### Exercise instructions
Read the listing below and copy out every line that holds "matplotlib".

begin Source excerpt

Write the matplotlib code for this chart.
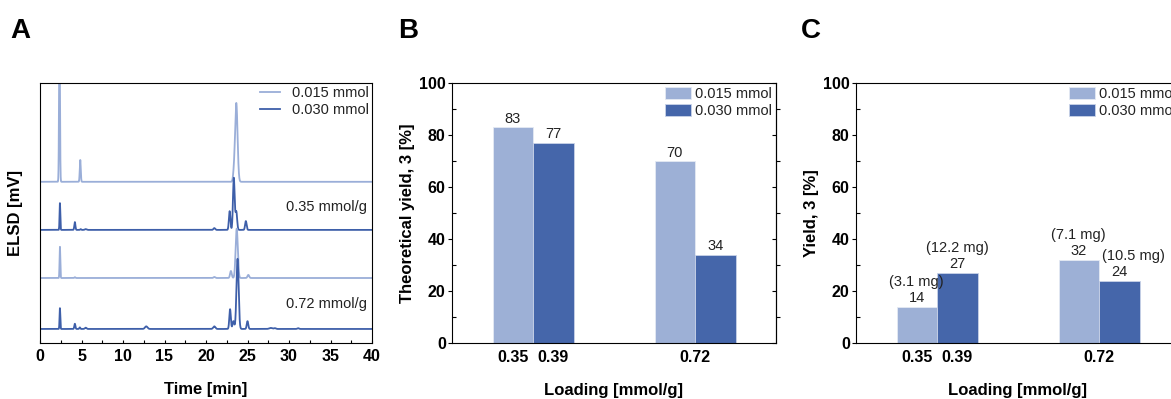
import numpy as np
import matplotlib.pyplot as plt

plt.rcParams['font.family'] = ['Liberation Sans', 'DejaVu Sans']

LIGHT = '#9db0d6'
DARK = '#4566aa'
LINE_LIGHT = '#9aaed8'
LINE_DARK = '#3e5fa9'

# ---- panel A: ELSD traces, peak tables (retention time [min], height, width) ----
time_min = np.linspace(0, 40, 8001)
baselines = [62.0, 43.5, 25.0, 5.4]
trace_colors = [LINE_LIGHT, LINE_DARK, LINE_LIGHT, LINE_DARK]
peaks_1 = [(2.35, 60.0, 0.055), (4.85, 8.4, 0.06), (23.35, 2.5, 0.1), (23.65, 30.3, 0.15)]
peaks_2 = [(2.4, 10.3, 0.045), (4.2, 3.0, 0.065), (4.9, 0.3, 0.06), (5.5, 0.3, 0.1),
           (21.0, 0.7, 0.1), (22.85, 7.2, 0.09), (23.35, 20.0, 0.1), (23.65, 7.0, 0.1),
           (24.8, 3.4, 0.09)]
peaks_3 = [(2.4, 12.0, 0.045), (4.2, 0.3, 0.06), (21.0, 0.4, 0.1), (23.0, 2.7, 0.1),
           (23.7, 19.0, 0.13), (25.1, 1.2, 0.1)]
peaks_4 = [(2.4, 8.0, 0.045), (4.2, 2.0, 0.065), (4.8, 0.6, 0.06), (5.5, 0.5, 0.1),
           (12.8, 1.0, 0.15), (21.0, 1.0, 0.13), (22.9, 7.6, 0.09), (23.3, 3.0, 0.1),
           (23.8, 27.0, 0.13), (25.0, 3.0, 0.09), (27.8, 0.4, 0.18), (28.3, 0.3, 0.12),
           (31.1, 0.3, 0.1)]
trace_peaks = [peaks_1, peaks_2, peaks_3, peaks_4]

# ---- panels B and C: bar data ----
amounts = ['0.015 mmol', '0.030 mmol']
loading_ticks = ['0.35', '0.39', '0.72']
theo_yield_015 = [83, 70]
theo_yield_030 = [77, 34]
yield_015 = [14, 32]
yield_030 = [27, 24]
mass_015 = ['(3.1 mg)', '(7.1 mg)']
mass_030 = ['(12.2 mg)', '(10.5 mg)']


def chromatogram(base, peaks):
    y = np.full_like(time_min, base)
    for rt, h, w in peaks:
        y += h * np.exp(-0.5 * ((time_min - rt) / w) ** 2)
    return y


fig = plt.figure(figsize=(11.71, 3.99), dpi=100)
W, H = 1171, 399


def px_axes(left, top, width, height):
    return fig.add_axes([left / W, (H - top - height) / H, width / W, height / H])


# panel A
axA = px_axes(40, 83, 332, 260)
for i, (base, pk) in enumerate(zip(baselines, trace_peaks)):
    lab = amounts[i] if i < 2 else None
    axA.plot(time_min, chromatogram(base, pk), color=trace_colors[i], lw=1.3, label=lab)
axA.set_xlim(0, 40)
axA.set_ylim(0, 100)
axA.set_yticks([])
axA.set_xticks(np.arange(0, 41, 5))
axA.set_xticks(np.arange(0, 41, 2.5), minor=True)
axA.tick_params(axis='x', which='both', direction='in', length=2.5, width=0.8,
                labelsize=11.5, pad=4)
for lbl in axA.get_xticklabels():
    lbl.set_fontweight('bold')
axA.text(0.985, 0.525, '0.35 mmol/g', transform=axA.transAxes, ha='right', va='center',
         fontsize=10.5, color='#222222')
axA.text(0.985, 0.15, '0.72 mmol/g', transform=axA.transAxes, ha='right', va='center',
         fontsize=10.5, color='#222222')
axA.legend(loc='upper right', bbox_to_anchor=(1.0, 1.0), frameon=False, fontsize=10.5,
           handlelength=1.4, handletextpad=0.8, labelspacing=0.2, borderaxespad=0.1,
           borderpad=0.1, labelcolor='#222222')
axA.set_xlabel('Time [min]', fontsize=12, fontweight='bold', labelpad=13)
axA.set_ylabel('ELSD [mV]', fontsize=12, fontweight='bold', labelpad=12)


def bar_panel(ax, vals_a, vals_b, ylabel):
    groups = np.array([1.0, 2.0])
    bw = 0.25
    ba = ax.bar(groups - bw / 2, vals_a, bw, color=LIGHT, edgecolor='#e4e9f3', lw=0.6,
                label=amounts[0])
    bb = ax.bar(groups + bw / 2, vals_b, bw, color=DARK, edgecolor='#c9d3e8', lw=0.6,
                label=amounts[1])
    ax.set_xlim(0.5, 2.5)
    ax.set_ylim(0, 100)
    ax.set_xticks([groups[0] - bw / 2, groups[0] + bw / 2, groups[1]])
    ax.set_xticklabels(loading_ticks)
    ax.tick_params(axis='x', length=0, labelsize=11.5, pad=5)
    ax.set_yticks(np.arange(0, 101, 20))
    ax.set_yticks(np.arange(0, 101, 10), minor=True)
    ax.tick_params(axis='y', which='major', direction='out', length=3, width=0.8,
                   labelsize=11.5, pad=1.5)
    ax.tick_params(axis='y', which='minor', direction='in', length=3, width=0.8)
    for lbl in ax.get_xticklabels() + ax.get_yticklabels():
        lbl.set_fontweight('bold')
    # right side ticks point the other way
    sec = ax.secondary_yaxis('right')
    sec.set_yticks(np.arange(0, 101, 20))
    sec.set_yticks(np.arange(0, 101, 10), minor=True)
    sec.tick_params(which='major', direction='in', length=3, width=0.8, labelright=False)
    sec.tick_params(which='minor', direction='out', length=3, width=0.8)
    sec.set_yticklabels([])
    ax.set_xlabel('Loading [mmol/g]', fontsize=12, fontweight='bold', labelpad=13)
    ax.set_ylabel(ylabel, fontsize=12, fontweight='bold', labelpad=3)
    ax.legend(loc='upper right', bbox_to_anchor=(1.0, 1.0), frameon=False, fontsize=10.5,
              handlelength=1.8, handleheight=0.95, handletextpad=0.3, labelspacing=0.2,
              borderaxespad=0.15, borderpad=0.1, labelcolor='#222222')
    return ba, bb


# panel B
axB = px_axes(452, 83, 324, 260)
ba, bb = bar_panel(axB, theo_yield_015, theo_yield_030, 'Theoretical yield, 3 [%]')
for bars in (ba, bb):
    for rect in bars:
        axB.annotate(f'{rect.get_height():.0f}',
                     (rect.get_x() + rect.get_width() / 2, rect.get_height()),
                     xytext=(0, 1), textcoords='offset points', ha='center', va='bottom',
                     fontsize=10.5, color='#222222')

# panel C (runs past the right edge of the figure)
axC = px_axes(856, 83, 324, 260)
ca, cb = bar_panel(axC, yield_015, yield_030, 'Yield, 3 [%]')
mass_shift = [[0, 0], [0, 10]]
for k, (bars, masses) in enumerate(((ca, mass_015), (cb, mass_030))):
    for j, rect in enumerate(bars):
        xc = rect.get_x() + rect.get_width() / 2
        axC.annotate(f'{rect.get_height():.0f}', (xc, rect.get_height()),
                     xytext=(0, 1), textcoords='offset points', ha='center', va='bottom',
                     fontsize=10.5, color='#222222')
        axC.annotate(masses[j], (xc, rect.get_height()),
                     xytext=(mass_shift[k][j], 13), textcoords='offset points',
                     ha='center', va='bottom', fontsize=10.5, color='#222222')

# panel letters
for x, letter in [(10, 'A'), (398, 'B'), (801, 'C')]:
    fig.text(x / W, 1 - 38 / H, letter, fontsize=20, fontweight='bold', ha='left',
             va='baseline')

fig.savefig('out.png', dpi=100)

end Source excerpt

### Output
Write the matplotlib code for this chart.
import matplotlib.pyplot as plt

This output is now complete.